1. The nature of this humiliation.
We may dismiss, as unworthy of serious notice, the views that it consisted essentially either in the union of the Logos with human nature,—for this union with human nature continues in the state of exaltation; or in the outward trials and privations of Christ's human life,—for this view casts reproach upon poverty, and ignores the power of the soul to rise superior to its outward circumstances.
E. G. Robinson, Christian Theology, 224—“The error of supposing it too humiliating to obey law was derived from the Roman treasury of merit and works of supererogation. Better was Frederick the Great's sentiment when his sturdy subject and neighbor, the miller, whose windmill he had attempted to remove, having beaten him in a lawsuit, the thwarted monarch exclaimed: ‘Thank God, there is law in Prussia!’ ”Palmer, Theological Definition, 79—“God reveals himself in the rock, vegetable, animal, man. Must not the process go on? Must there not appear in the fulness of time a man who will reveal God as perfectly as is possible in human conditions—a man who is God under the limitations of humanity?
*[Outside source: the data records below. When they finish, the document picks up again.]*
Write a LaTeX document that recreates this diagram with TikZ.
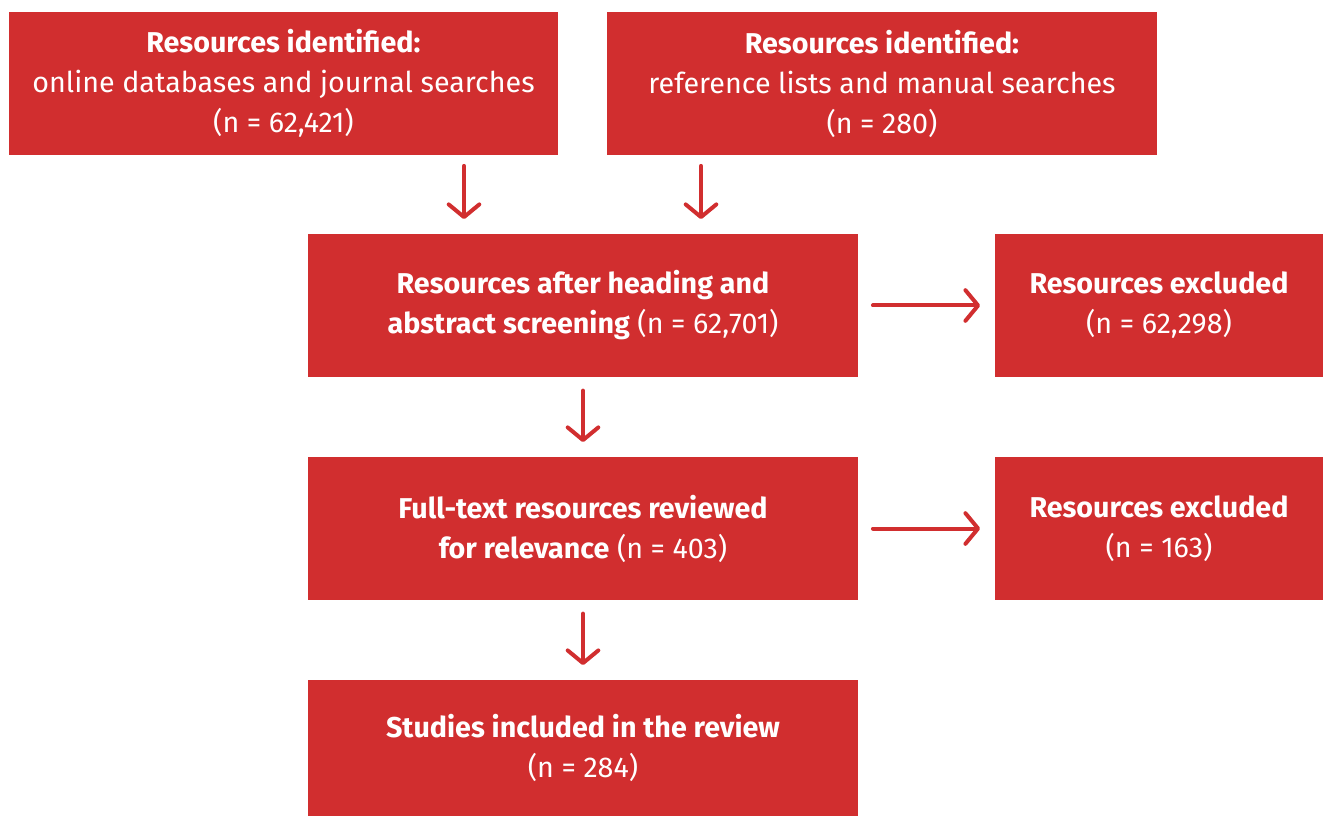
\documentclass[tikz,border=0pt]{standalone}
\usepackage{fontspec}
\setmainfont{Fira Sans}
\usetikzlibrary{arrows.meta}
\definecolor{boxred}{HTML}{D12E2F}
\tikzset{
  box/.style={fill=boxred, text=white, align=center, inner sep=0pt, font=\fontsize{21.5}{30}\selectfont},
  wide/.style={box, minimum width=412.5pt, minimum height=107.25pt},
  narrow/.style={box, minimum width=246pt, minimum height=107.25pt},
  arr/.style={draw=boxred, line width=3pt, line cap=round,
    -{Straight Barb[length=9.5pt, width=23pt, line width=3pt, line cap=round, line join=round]}},
}
\begin{document}
\begin{tikzpicture}[x=0.75pt, y=-0.75pt]
\useasboundingbox (0,0) rectangle (1323,816);
\node[wide, minimum width=411.75pt] (A) at (283.5,83.5) {\textbf{Resources identified:}\\online databases and journal searches\\(n = 62,421)};
\node[wide] (B) at (882,83.5) {\textbf{Resources identified:}\\reference lists and manual searches\\(n = 280)};
\node[wide] (C) at (583,305.5) {\textbf{Resources after heading and}\\\textbf{abstract screening} (n = 62,701)};
\node[narrow] (D) at (1159,305.5) {\textbf{Resources excluded}\\(n = 62,298)};
\node[wide] (E) at (583,528.5) {\textbf{Full-text resources reviewed}\\\textbf{for relevance} (n = 403)};
\node[narrow] (F) at (1159,528.5) {\textbf{Resources excluded}\\(n = 163)};
\node[wide, minimum height=102pt] (G) at (583,748) {\textbf{Studies included in the review}\\(n = 284)};
\coordinate (a1) at (464,0);
\coordinate (a2) at (701,0);
\draw[arr, shorten <=8pt, shorten >=11pt] (A.south -| a1) -- (C.north -| a1);
\draw[arr, shorten <=8pt, shorten >=11pt] (B.south -| a2) -- (C.north -| a2);
\draw[arr, shorten <=11pt, shorten >=11pt] (C.east) -- (D.west);
\draw[arr] ([yshift=-10pt]C.south) -- ([yshift=11pt]E.north);
\draw[arr, shorten <=11pt, shorten >=11pt] (E.east) -- (F.west);
\draw[arr] ([yshift=-10pt]E.south) -- ([yshift=11pt]G.north);
\end{tikzpicture}
\end{document}
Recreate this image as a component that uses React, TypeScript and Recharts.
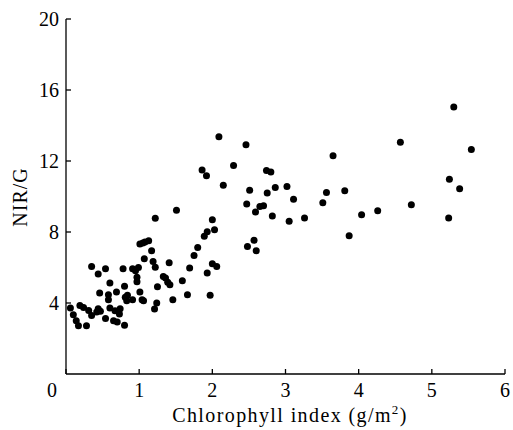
import { ScatterChart, Scatter, XAxis, YAxis } from "recharts";

// chlorophyll index (g/m2) and NIR/G ratio
const chlorophyll = [
  0.06, 0.1, 0.14, 0.17, 0.19, 0.24, 0.28, 0.31, 0.35, 0.35,
  0.44, 0.44, 0.42, 0.46, 0.47, 0.54, 0.54, 0.58, 0.6, 0.58,
  0.6, 0.65, 0.67, 0.69, 0.7, 0.73, 0.74, 0.78, 0.8, 0.8,
  0.81, 0.83, 0.84, 0.91, 0.91, 0.95, 0.97, 0.97, 0.99, 1.01,
  1.01, 1.05, 1.04, 1.06, 1.08, 1.13, 1.07, 1.17, 1.19, 1.22,
  1.22, 1.25, 1.21, 1.24, 1.33, 1.36, 1.39, 1.41, 1.42, 1.46,
  1.51, 1.59, 1.66, 1.69, 1.75, 1.8, 1.89, 1.93, 1.93, 1.97,
  2.0, 2.03, 2.0, 2.06, 2.48, 2.57, 2.6, 2.09, 2.46, 1.86,
  1.92, 2.29, 2.15, 2.51, 2.47, 2.74, 2.8, 2.75, 2.86, 3.02,
  3.11, 2.65, 2.7, 2.59, 2.82, 3.05, 3.26, 3.65, 3.56, 3.51,
  3.81, 4.04, 3.87, 4.26, 4.57, 4.72, 5.3, 5.24, 5.38, 5.54,
  5.23,
];
const nirG = [
  3.72, 3.34, 3.0, 2.72, 3.86, 3.75, 2.72, 3.58, 3.3, 6.06,
  5.63, 3.68, 3.49, 4.56, 3.53, 5.93, 3.12, 4.19, 5.13, 4.47,
  3.72, 3.0, 3.57, 4.62, 2.93, 3.38, 3.68, 5.93, 4.94, 2.74,
  4.32, 4.13, 4.43, 4.19, 5.93, 5.82, 5.45, 5.2, 6.0, 4.62,
  7.32, 7.38, 4.19, 4.13, 7.44, 7.51, 6.5, 6.95, 6.34, 6.01,
  8.78, 4.92, 3.66, 4.0, 5.5, 5.41, 5.17, 6.27, 5.03, 4.19,
  9.22, 5.26, 4.47, 5.97, 6.68, 7.13, 7.76, 8.02, 5.69, 4.43,
  8.69, 8.13, 6.21, 6.05, 7.19, 7.53, 6.95, 13.37, 12.92, 11.49,
  11.17, 11.74, 10.63, 10.35, 9.58, 11.46, 11.38, 10.2, 10.51, 10.56,
  9.85, 9.44, 9.48, 9.13, 8.9, 8.6, 8.79, 12.3, 10.23, 9.65,
  10.33, 8.97, 7.79, 9.2, 13.05, 9.54, 15.04, 10.97, 10.44, 12.65,
  8.79,
];

const xTicks = [0, 1, 2, 3, 4, 5, 6];
const yTicks = [4, 8, 12, 16, 20];

const data = chlorophyll.map((x, i) => ({ x, y: nirG[i] }));

const font = '"Liberation Serif", "Times New Roman", serif';
const textStyle = { fontFamily: font, fontSize: 20 };

function XTick({ x, y, payload }: any) {
  // the shared origin "0" sits left of the corner
  const shift = payload.value === 0 ? -14 : 0;
  return (
    <text x={x + shift} y={y} dy={14} textAnchor="middle" style={textStyle} fill="#000">
      {payload.value}
    </text>
  );
}

function YTick({ x, y, payload }: any) {
  return (
    <text x={x} y={y} dy={7} textAnchor="end" style={textStyle} fill="#000">
      {payload.value}
    </text>
  );
}

const xTitle = () => (
  <text x={290} y={422} textAnchor="middle" style={{ ...textStyle, letterSpacing: 1.4 }} fill="#000">
    Chlorophyll index (g/m
    <tspan dy={-8} style={{ fontSize: 13 }}>2</tspan>
    <tspan dy={8}>)</tspan>
  </text>
);

const yTitle = () => (
  <text
    x={27}
    y={197}
    transform="rotate(-90, 27, 197)"
    textAnchor="middle"
    style={{ ...textStyle, letterSpacing: 1 }}
    fill="#000"
  >
    NIR/G
  </text>
);

const axisStroke = { stroke: "#000", strokeWidth: 1.3 };

export default function App() {
  return (
    <div style={{ position: "absolute", left: 0, top: 0, width: 513, height: 430, background: "#fff" }}>
      <ScatterChart width={513} height={430} margin={{ top: 19, right: 8, bottom: 0, left: 0 }}>
        <XAxis
          type="number"
          dataKey="x"
          domain={[0, 6]}
          ticks={xTicks}
          height={56}
          axisLine={axisStroke}
          tickLine={axisStroke}
          tickSize={-5}
          tickMargin={14}
          tick={<XTick />}
          label={{ content: xTitle }}
        />
        <YAxis
          type="number"
          dataKey="y"
          domain={[0, 20]}
          ticks={yTicks}
          width={66}
          axisLine={axisStroke}
          tickLine={axisStroke}
          tickSize={-5}
          tickMargin={12}
          tick={<YTick />}
          label={{ content: yTitle }}
        />
        <Scatter
          data={data}
          isAnimationActive={false}
          shape={(p: any) => <circle cx={p.cx} cy={p.cy} r={3.5} fill="#000" />}
        />
      </ScatterChart>
    </div>
  );
}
Such incarnation is humiliation only in the eyes of men. To Christ it is lifting up, exaltation, glory; John 12:32—‘And I, if I be lifted up from the earth, will draw all men unto myself.’ ” George Harris, Moral Evolution, 409—“The divinity of Christ is not obscured, but is more clearly seen, shining through his humanity.”
We may devote more attention to the
A. Theory of Thomasius, Delitzsch, and Crosby, that the humiliation consisted in the surrender of the relative divine attributes.
This theory holds that the Logos, although retaining his divine self-consciousness and his immanent attributes of holiness, love, and truth, surrendered his relative attributes of omniscience, omnipotence, and omnipresence, in order to take to himself veritable human nature. According to this view, there are, indeed, two natures in Christ, but neither of these natures is infinite. Thomasius and Delitzsch are the chief advocates of this theory in Germany. Dr. Howard Crosby has maintained a similar view in America.
The theory of Thomasius, Delitzsch, and Crosby has been, though improperly, called the theory of the Kenosis (from ἐκένωσεν—“emptied himself”—in Phil. 2:7), and its advocates are often called Kenotic theologians. There is a Kenosis of the Logos, but it is of a different sort from that which this theory supposes. For statements of this theory, see Thomasius, Christi Person und Werk, 2:233-255, 542-550; Delitzsch, Biblische Psychologie, 323-333; Howard Crosby, in Bap. Quar., 1870:350-363—a discourse subsequently published in a separate volume, with the title: The True Humanity of Christ, and reviewed by Shedd, in Presb. Rev., April, 1881:429-431. Crosby emphasizes the word “became,” in John 1:14—“and the Word became flesh”—and gives the Word “flesh” the sense of “man,” or “human.” Crosby, then, should logically deny, though he does not deny, that Christ's body was derived from the Virgin.